A falta que faz às sociedades as palavras
da Igreja
Um dos
problemas do nosso tempo é o facto de se ter utilizado a despropósito o
desenvolvimento das sociedades, ao arrepio do que disse a Encíclica “Populorum
Progressio”, onde Paulo VI, tendo compreendido profundamente a necessidade de
ultrapassar os limites da dimensão económica e política do desenvolvimento, pôs
em evidência o seu carácter ético e cultural, propondo como norma que o desenvolvimento
para ser real teria de ser um compromisso de todos os homens e do homem todo.
Sem esquecer a
questão social, aventou-se naquele importante documento papal que a solução se
havia de encontrar a partir do equilíbrio universal, baseado na justiça e no dever de solidariedade entre os povos,
culminando o seu pensamento com a célebre intuição profética: o desenvolvimento é o novo nome da paz.
Vinte anos
depois, João Paulo II, ao fazer o balanço dos efeitos que a “Populorum
Progressio” causou na sociedade humana, concluiu por um valor positivo, mas não
deixou de apontar algumas sombras, pelo facto de ter aumentado o fosso entre
ricos e pobres, geograficamente entre o Norte e o Sul, como se o
desenvolvimento tivesse parado a meio do caminho, em virtude do má utilização
dos recursos económicos que deixou para segundo plano o desenvolvimento dos
povos.
Continuaram,
irresponsavelmente, as sociedades de pé no acelerador, a vestir a moda do
século XX – ser sem ter - no
prosseguimento de um desenvolvimento falacioso das sociedades, há que pôr em
evidência a sabedoria da Igreja, quando diz que o mundo contemporâneo leva-nos a verificar, primeiro que tudo, que o
desenvolvimento não é um processo rectilíneo, quase automático e de per si
ilimitado, como se, com certas condições, o género humano tivesse de caminhar
expeditamente para uma espécie de perfeição indefinida. (1)
Eis, porque,
com todo o propósito, João Paulo II afirmou que havia entrado em crise
a própria concepção «económica» ou «economicista», ligada à palavra
desenvolvimento.

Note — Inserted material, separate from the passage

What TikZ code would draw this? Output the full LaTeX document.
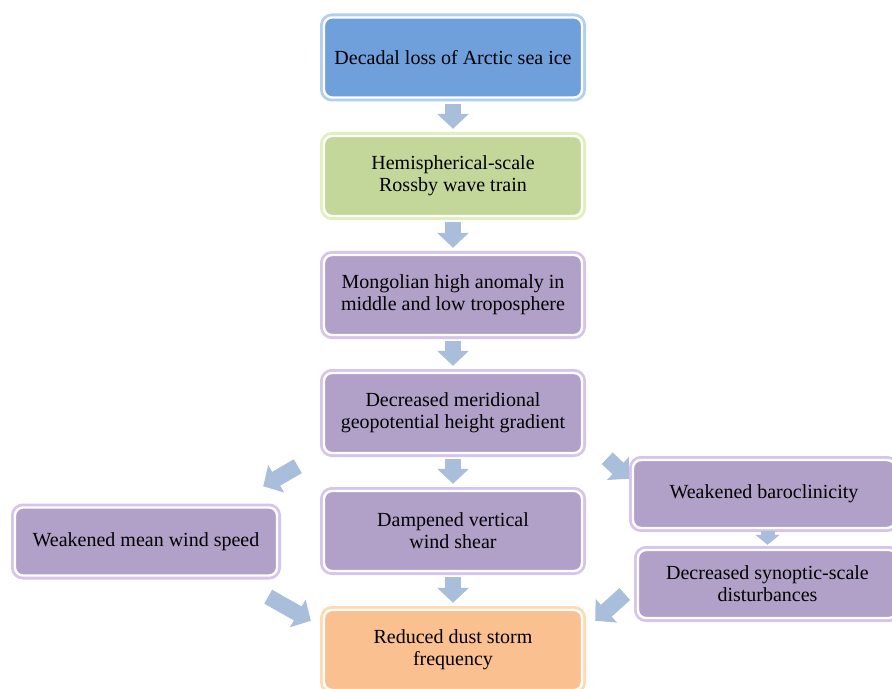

Hoje, de facto, compreende-se melhor que a mera acumulação de
bens e de serviços, mesmo em benefício da maioria, não basta para realizar a
felicidade humana. E, por conseguinte, também a disponibilidade dos multíplices
benefícios reais, trazidos nos últimos tempos pela ciência e pela técnica,
incluindo a informática, não comporta a libertação de toda e qualquer forma de
escravidão. A experiência dos anos mais recentes demonstra, pelo contrário, que
se toda a massa dos recursos e das potencialidades, postos à disposição do
homem, não for regida por uma intenção moral e por uma orientação no sentido do
verdadeiro bem do género humano, ela volta-se facilmente contra ele para o
oprimir. (2)
Profeticamente,
João Paulo II acertou no alvo.
Quando a
economia se esquece que a sua função não é só a de produzir riqueza, mas que esta
deve reger-se por uma intenção moral e
por uma orientação no sentido do verdadeiro bem do género humano, o que
acontece é aquilo a que assistimos, actualmente.
Os homens,
ostensivamente entranhados no primado da razão – que julgam um valor absoluto -
viram as costas aos ensinamentos da Igreja, mas sem cuidarem que o fazem contra
si mesmos, ignorando ou desprezando os motivos fortes que a norteou, quando ela,
fiel depositária de um saber milenar condenou o Iluminismo e o capitalismo sem
rosto humano, geradores das grandes crises pela falta da intenção moral, que devia estar implícita e não está, nas atitudes
balizadas só pela razão, mas esquecendo a orientação
no sentido do verdadeiro bem do género humano.
(1) -
Papa João Paulo II . Encíclica “Solicitudo Rei Socialis”, nº 27 – Cap. IV: O Desenvolvimento Humano Autêntico.